New Zealand-born Daniel Wilson, a researcher at the University of Sydney’s Australian Centre for Field Robotics, has developed a method to allow UAVs to dock and recharge in mid-air, much like military jets do. He believes his team’s successful UAV docking in November last year was a world first.
Using an off-the-shelf, but highly-modified fixed-wing UAV — which generally has a battery life of around an hour — the Sydney University team spent years working on a process that would allow a UAV to dock and refuel or recharge while in flight.
The successful method works by a system of highly-coordinated GPS, inertial motion sensor and infrared technology onboard two UAVs — one leader and one follower — and a refuelling station.
The leader craft flies in a circuit pattern, Wilson said, towing the cone-shaped station or “drouge”, while broadcasting its onboard sensor data. Using that data, the follower UAV tries to fly in formation with the leader. Once it’s successfully aligned, the follower then finds and attaches its nose to the drouge for final docking and refuelling.
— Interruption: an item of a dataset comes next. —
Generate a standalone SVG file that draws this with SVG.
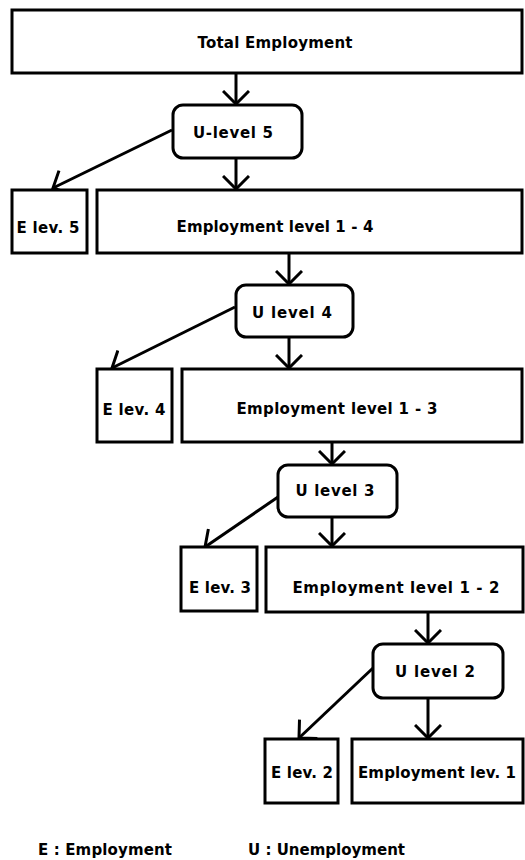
<svg xmlns="http://www.w3.org/2000/svg" width="525" height="860" viewBox="0 0 525 860">
<style>
.box{fill:#fff;stroke:#000;stroke-width:3}
.t{font-family:"DejaVu Sans","Liberation Sans",sans-serif;font-weight:bold;font-size:15px;text-anchor:middle;fill:#000}
.lg{font-family:"DejaVu Sans","Liberation Sans",sans-serif;font-weight:bold;font-size:15px;fill:#000}
.c{stroke:#000;stroke-width:3;fill:none;marker-end:url(#ah)}
</style>
<defs>
<marker id="ah" markerUnits="userSpaceOnUse" viewBox="0 0 16 28" refX="14" refY="14" markerWidth="16" markerHeight="28" orient="auto">
<path d="M1,1 L14,14 L1,27" fill="none" stroke="#000" stroke-width="3"/>
</marker>
</defs>
<rect width="525" height="860" fill="#fff"/>
<g id="connectors">
<line class="c" x1="236" y1="73" x2="236" y2="104"/>
<line class="c" x1="236" y1="158" x2="236" y2="189"/>
<line class="c" x1="172" y1="130" x2="53" y2="188"/>
<line class="c" x1="289" y1="253" x2="289" y2="284"/>
<line class="c" x1="289" y1="337" x2="289" y2="368"/>
<line class="c" x1="235" y1="307" x2="112" y2="368"/>
<line class="c" x1="332" y1="442" x2="332" y2="464"/>
<line class="c" x1="332" y1="517" x2="332" y2="546"/>
<line class="c" x1="278" y1="497" x2="205" y2="547"/>
<line class="c" x1="428" y1="612" x2="428" y2="643"/>
<line class="c" x1="428" y1="698" x2="428" y2="738"/>
<line class="c" x1="373" y1="668" x2="299" y2="738"/>
</g>
<g id="total"><rect class="box" x="12" y="10" width="510" height="63"/><text class="t" x="275" y="48" textLength="155">Total Employment</text></g>
<g id="u5"><rect class="box" x="173" y="105" width="129" height="53" rx="10"/><text class="t" x="233" y="138" textLength="80">U-level  5</text></g>
<g id="e5"><rect class="box" x="12" y="190" width="75" height="63"/><text class="t" x="48" y="233" textLength="63">E lev. 5</text></g>
<g id="emp14"><rect class="box" x="97" y="190" width="425" height="63"/><text class="t" x="275" y="232" textLength="197">Employment level  1 - 4</text></g>
<g id="u4"><rect class="box" x="236" y="285" width="117" height="52" rx="10"/><text class="t" x="292" y="318" textLength="80">U level  4</text></g>
<g id="e4"><rect class="box" x="97" y="369" width="75" height="73"/><text class="t" x="134" y="415" textLength="63">E lev. 4</text></g>
<g id="emp13"><rect class="box" x="182" y="369" width="340" height="73"/><text class="t" x="337" y="414" textLength="201">Employment level 1 - 3</text></g>
<g id="u3"><rect class="box" x="278" y="465" width="119" height="52" rx="10"/><text class="t" x="335" y="496" textLength="79">U level  3</text></g>
<g id="e3"><rect class="box" x="181" y="547" width="76" height="64"/><text class="t" x="220" y="593" textLength="62">E lev. 3</text></g>
<g id="emp12"><rect class="box" x="266" y="547" width="257" height="65"/><text class="t" x="396" y="593" textLength="207">Employment level  1 - 2</text></g>
<g id="u2"><rect class="box" x="373" y="644" width="130" height="54" rx="10"/><text class="t" x="435" y="677" textLength="80">U level  2</text></g>
<g id="e2"><rect class="box" x="265" y="739" width="73" height="64"/><text class="t" x="302" y="778" textLength="62">E lev. 2</text></g>
<g id="emp1"><rect class="box" x="352" y="739" width="171" height="64"/><text class="t" x="437" y="778" textLength="158">Employment lev. 1</text></g>
<g id="legend">
<text class="lg" x="38" y="855" textLength="134">E : Employment</text>
<text class="lg" x="248" y="855" textLength="157">U : Unemployment</text>
</g>
</svg>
According to Wilson, the docking stage was the most difficult to get right — particularly as the two small aircraft and drouge were constantly being buffeted by wind and turbulence.
In the short term, he said, the system is probably of most use to the military for refuelling their larger UAVs. But Wilson’s method could also be useful anytime a UAV needed to navigate really accurately — for example, a precise landing on a moving object, like a boat.
While getting a UAV to actually recharge in mid-air is more of an engineering problem, Wilson said, his team is also looking at applying their method to the autonomous capture of UAVs in flight. Using this technology, he suggested, an operator could have one large UAV carry a number of smaller UAVs.
“You might release them, have them do some sort of task like search, and then gather them back up and keep flying,” he added. “That’s really good if you want to cover a large area quickly.”